Geoff Townsend
- Born: Geoffrey Townsend 1964 (age 60–61)

Rugby union career
- Position(s): Head Coach North Harbour Rays

Coaching career
- Years: Team
- 2014–15: North Harbour Rays
- 2014–16: Gordon RFC
- 2004–06: Southern Districts
- 1999–2000: Manly RUFC

= Geoff Townsend =

Geoff Townsend (born 1964) is an Australian professional rugby union football coach. He is formerly the head coach of Sydney club Gordon RFC, and he was appointed as head coach of the North Harbour Rays for the inaugural season of Australia's National Rugby Championship in 2014.

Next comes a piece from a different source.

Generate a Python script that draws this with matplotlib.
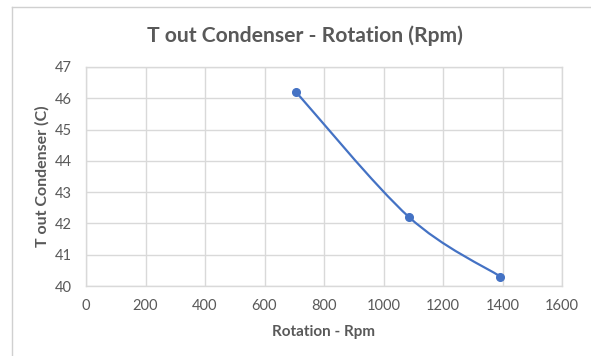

Townsend began his professional rugby coaching career in 1997 with three undefeated seasons as co-head coach of the New South Wales Under 19 team. He was the co-head coach of the Manly first grade team in the Shute Shield in 1999 and 2000. Townsend spent several seasons in Japan – as a coaching consultant to Top League team Kobelco Steelers in 2001, and as coach and technical advisor to Tokyo University from 2002 to 2004.

Returning home to Australia, he was head coach of the Southern Districts first grade team in the Shute Shield from 2004 to 2006. He joined the Western Force as head coach of the club's academy in 2007, and was assistant coach to the Force's Super Rugby team under head coach John Mitchell in 2009 and 2010. Following a stint as coaching consultant to Sydney University, he joined Gordon in 2014 on a three-year deal as head coach of their Shute Shield team. After the launch of the National Rugby Championship, he was appointed as head coach of the North Harbour Rays team to play in the new competition.